At fifteen years old, confused and unmoored, Prudence meets her long-estranged Lithuanian grandfather and discovers a miraculous lineage beating and pulsing with past Lithuanian bird-women, storytellers with wings dragging the dirt, survivors perched on radio towers, lovers lit up like fireworks, and heroes disguised as everyday men and women. Prudence sets forth on a quest to discover her ancestors, to grapple with wings that only one other person can see, and ultimately, to find out where she belongs.

Above Us Only Sky spans the 1863 January Uprising against Russian Tsarist rule in Eastern Europe to the fall of the Berlin Wall, and Lithuania gaining its independence in 1991. It is a story of mutual understanding between the old and young; it is a love story; a story of survival, and most importantly a story about where we belong in the world.
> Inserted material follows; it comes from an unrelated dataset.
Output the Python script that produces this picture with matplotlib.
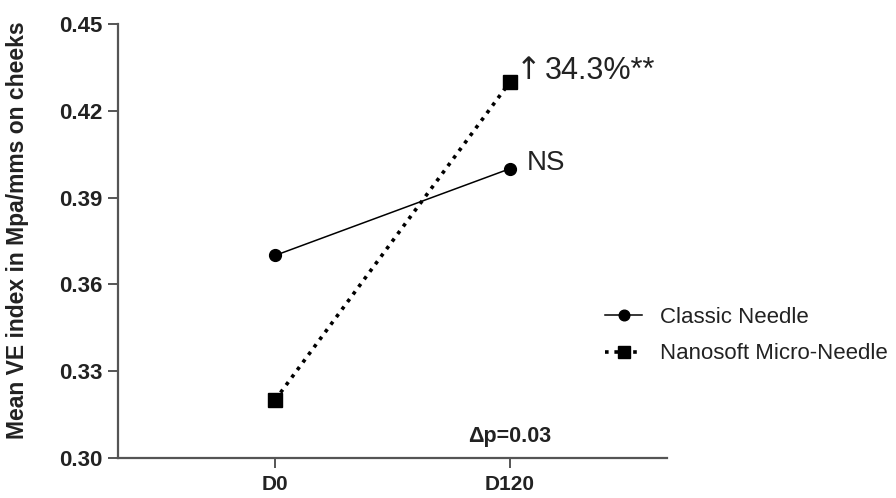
import matplotlib.pyplot as plt

plt.rcParams['font.family'] = ['Liberation Sans', 'DejaVu Sans']

days = ["D0", "D120"]
classic = [0.37, 0.40]
nanosoft = [0.32, 0.43]
yticks = [0.30, 0.33, 0.36, 0.39, 0.42, 0.45]

fig = plt.figure(figsize=(8.96, 4.98), dpi=100)
ax = fig.add_axes([0.1317, 0.0803, 0.6127, 0.8715])

x = list(range(len(days)))
ax.plot(x, classic, color="black", lw=1.1, marker="o", ms=8.5,
        label="Classic Needle")
ax.plot(x, nanosoft, color="black", lw=2.6, ls=(0, (1, 1.6)), marker="s", ms=10,
        label="Nanosoft Micro-Needle")

ax.set_xlim(-0.668, 1.668)
ax.set_ylim(0.30, 0.45)
ax.set_xticks(x)
ax.set_xticklabels(days)
ax.set_yticks(yticks)
ax.set_yticklabels([f"{v:.2f}" for v in yticks])

for s in ["top", "right"]:
    ax.spines[s].set_visible(False)
for s in ["left", "bottom"]:
    ax.spines[s].set_color("#555555")
    ax.spines[s].set_linewidth(1.6)
ax.tick_params(axis="both", colors="#555555", width=1.4, length=7,
               labelsize=16, labelcolor="#222222")
ax.tick_params(axis="x", pad=5, labelsize=15)
ax.tick_params(axis="y", pad=4)
for lab in ax.get_xticklabels() + ax.get_yticklabels():
    lab.set_fontweight("bold")

ax.set_ylabel("Mean VE index in Mpa/mms on cheeks", fontsize=16.5,
              fontweight="bold", color="#222222")
ax.yaxis.set_label_coords(-0.162, 0.525)

# annotations
ax.text(1.077, 0.4339, "\u2191", fontsize=22, color="#222222",
        ha="center", va="center", family=["DejaVu Sans"])
ax.text(1.149, 0.4339, "34.3%**", fontsize=22, color="#222222", va="center")
ax.text(1.07, 0.4020, "NS", fontsize=20, color="#222222", va="center")
ax.text(1.0, 0.3073, "\u0394p=0.03", fontsize=15.5, fontweight="bold",
        color="#222222", ha="center", va="center")

ax.legend(loc="center left", bbox_to_anchor=(0.887, 0.282), frameon=False,
          fontsize=16, handlelength=1.67, labelspacing=0.7, handletextpad=0.8,
          borderpad=0, borderaxespad=0, markerscale=0.9, labelcolor="#222222")

fig.savefig("out.png", dpi=100)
This “is a raw, beautiful, unforgettable book” (Lydia Netzer, bestselling author of Shine, Shine, Shine).


There are times when you read a book and it so completely consumes your emotions....I finished Michele Young-Stone's Above Us Only Sky at my desk, at work, at lunch, absolutely in tears.

The beauty of this novel is not in the sweep of history but in the story of a family who has survived against the backdrop of that history.  Surviving the Tsarist rule, surviving massacre by the Red Army in World War II, surviving the Nazi invasion, surviving emigration to the US, surviving Communist rule in Lithuania, and, in Prudence's case, surviving the loss of her wings.  For in the Vikas family, the women's wings grow throughout their lifetimes.  Prudence's relationship with her grandfather - discovered when she is 15 - helps her understand some of the emptiness and contributes to her study of ornithology.  She begins to understand her family history and how much has been lost, including, to her grandfather's belief, his youngest sister, Dania.  They make two trips back to Lithuania - once before the fall of the Berlin Wall, where they are shepherded by a Party official, and once after 1991 when they make a remarkable discovery.

I can't even put all this into a proper review.  It's such a beautiful knot of a novel.

Above Us Only Sky is a heart-wrenching story of music, loss, grief, separation, hope, and joy.  Read it.  Read it, read it, read it.

Dear FTC: I received a DRC of this novel from the publisher via Edelweiss.